SET PROBLEM -
Locate all lines in the data below that hold "script" and show them.

DATASET -
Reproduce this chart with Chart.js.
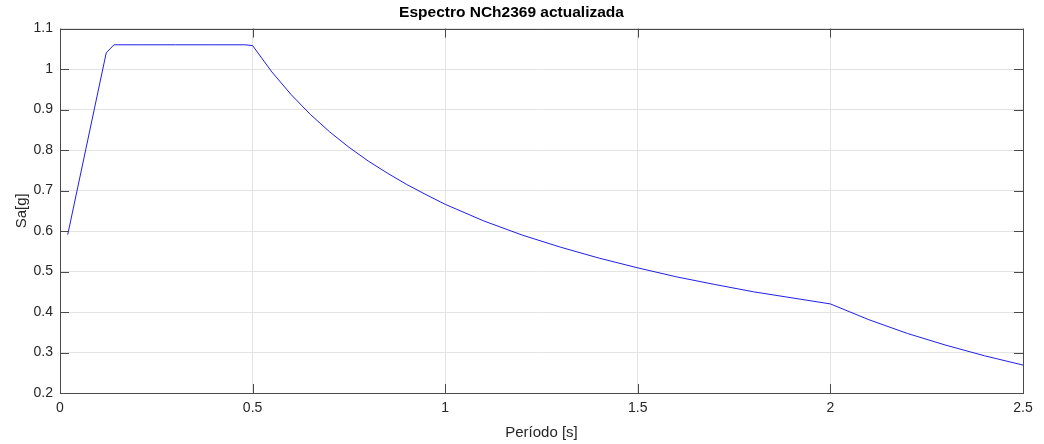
<!DOCTYPE html>
<html>
<head>
<meta charset="utf-8">
<script src="https://cdn.jsdelivr.net/npm/chart.js@4/dist/chart.umd.min.js"></script>
<style>
  html, body { margin: 0; padding: 0; background: #fff; }
  #wrap { width: 1044px; height: 444px; }
</style>
</head>
<body>
<div id="wrap"><canvas id="myChart" width="1044" height="444"></canvas></div>
<script>
// periodo T [s]
var periods = [0.02, 0.12, 0.14, 0.2, 0.3, 0.4, 0.48, 0.5, 0.55, 0.6, 0.65, 0.7, 0.75, 0.8, 0.85, 0.9, 0.95, 1.0,
               1.1, 1.2, 1.3, 1.4, 1.5, 1.6, 1.7, 1.8, 1.9, 2.0, 2.1, 2.2, 2.3, 2.4, 2.5];
// Sa [g]
var saValues = [0.591, 1.04, 1.06, 1.06, 1.06, 1.06, 1.06, 1.058, 0.993, 0.937, 0.888, 0.845, 0.807, 0.773, 0.743, 0.715, 0.690, 0.666,
                0.625, 0.590, 0.560, 0.533, 0.509, 0.487, 0.468, 0.450, 0.435, 0.420, 0.381, 0.347, 0.318, 0.292, 0.269];
var xTicks = [0, 0.5, 1, 1.5, 2, 2.5];
var yTicks = [0.2, 0.3, 0.4, 0.5, 0.6, 0.7, 0.8, 0.9, 1, 1.1];

var pts = periods.map(function(t, i) { return { x: t, y: saValues[i] }; });
var fam = '"Liberation Sans", Arial, Helvetica, sans-serif';

// caja y ticks hacia adentro, estilo matlab
var boxPlugin = {
    id: 'boxTicks',
    afterDatasetsDraw: function(chart) {
        var ctx = chart.ctx;
        var a = chart.chartArea;
        var xs = chart.scales.x, ys = chart.scales.y;
        var len = 9;
        ctx.save();
        ctx.strokeStyle = '#4a4a4a';
        ctx.lineWidth = 1;
        ctx.beginPath();
        xTicks.forEach(function(v) {
            var px = Math.round(xs.getPixelForValue(v)) + 0.5;
            ctx.moveTo(px, a.bottom); ctx.lineTo(px, a.bottom - len);
            ctx.moveTo(px, a.top); ctx.lineTo(px, a.top + len);
        });
        yTicks.forEach(function(v) {
            var py = Math.round(ys.getPixelForValue(v)) + 0.5;
            ctx.moveTo(a.left, py); ctx.lineTo(a.left + len, py);
            ctx.moveTo(a.right, py); ctx.lineTo(a.right - len, py);
        });
        ctx.stroke();
        ctx.strokeRect(Math.round(a.left) + 0.5, Math.round(a.top) + 0.5,
                       Math.round(a.right - a.left), Math.round(a.bottom - a.top));
        ctx.restore();
    }
};

function plainLabel(value) { return String(Math.round(value * 10) / 10); }

var ctx = document.getElementById('myChart').getContext('2d');
var chart = new Chart(ctx, {
    type: 'line',
    data: {
        datasets: [{
            data: pts,
            borderColor: '#1f1fe6',
            borderWidth: 1,
            pointRadius: 0,
            tension: 0,
            fill: false
        }]
    },
    options: {
        responsive: false,
        animation: false,
        layout: { padding: { left: 0, right: 21, top: 0, bottom: 0 } },
        plugins: {
            legend: { display: false },
            tooltip: { enabled: false },
            title: {
                display: true,
                text: 'Espectro NCh2369 actualizada',
                color: '#000',
                font: { family: fam, size: 15.5, weight: 'bold' },
                padding: { top: 3, bottom: 7 }
            }
        },
        scales: {
            x: {
                type: 'linear',
                min: 0, max: 2.5,
                afterBuildTicks: function(s) { s.ticks = xTicks.map(function(v) { return { value: v }; }); },
                afterFit: function(s) { s.height = 51; },
                grid: { color: '#e3e3e3', drawTicks: false },
                border: { display: false },
                ticks: { color: '#262626', font: { family: fam, size: 14 }, padding: 7, maxRotation: 0, callback: plainLabel },
                title: {
                    display: true,
                    text: 'Período [s]',
                    color: '#262626',
                    font: { family: fam, size: 15 },
                    padding: { top: 0, bottom: 2 }
                }
            },
            y: {
                min: 0.2, max: 1.1,
                afterBuildTicks: function(s) { s.ticks = yTicks.map(function(v) { return { value: v }; }); },
                afterFit: function(s) { s.width = 60; },
                grid: { color: '#e3e3e3', drawTicks: false },
                border: { display: false },
                ticks: { color: '#262626', font: { family: fam, size: 14 }, padding: 7, callback: plainLabel },
                title: {
                    display: true,
                    text: 'Sa[g]',
                    color: '#262626',
                    font: { family: fam, size: 15 },
                    padding: { top: 13, bottom: 13 }
                }
            }
        }
    },
    plugins: [boxPlugin]
});
</script>
</body>
</html>
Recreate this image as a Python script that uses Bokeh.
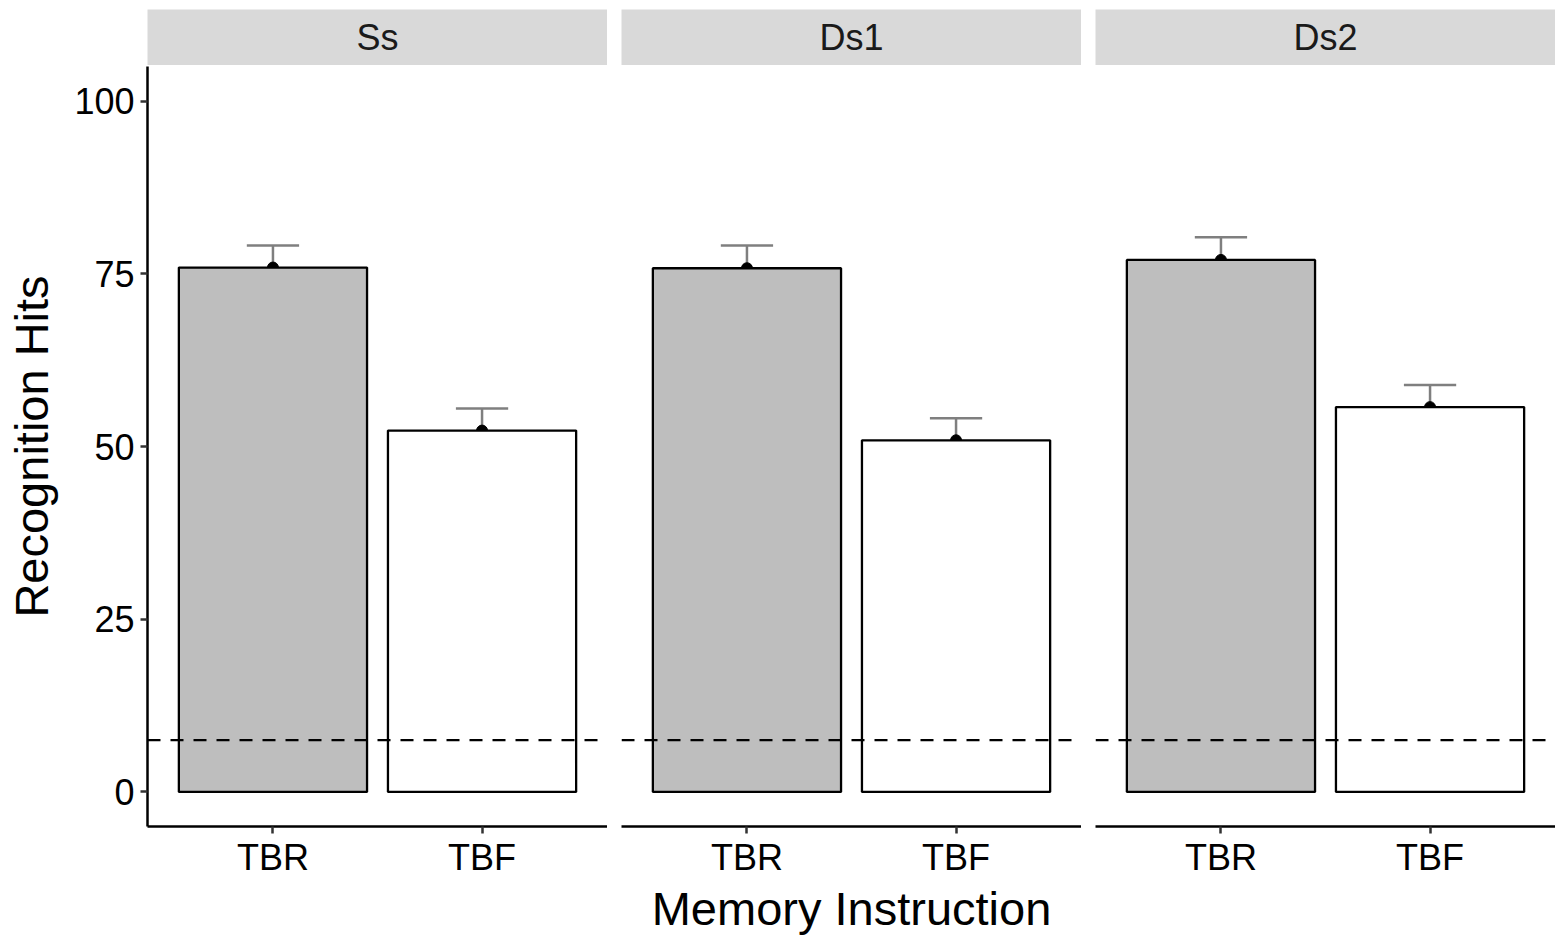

EXERCISE ANSWER -
<script src="https://cdn.jsdelivr.net/npm/chart.js@4/dist/chart.umd.min.js"></script>
<script>
</script>
Recreate this image as a Python script that uses Bokeh.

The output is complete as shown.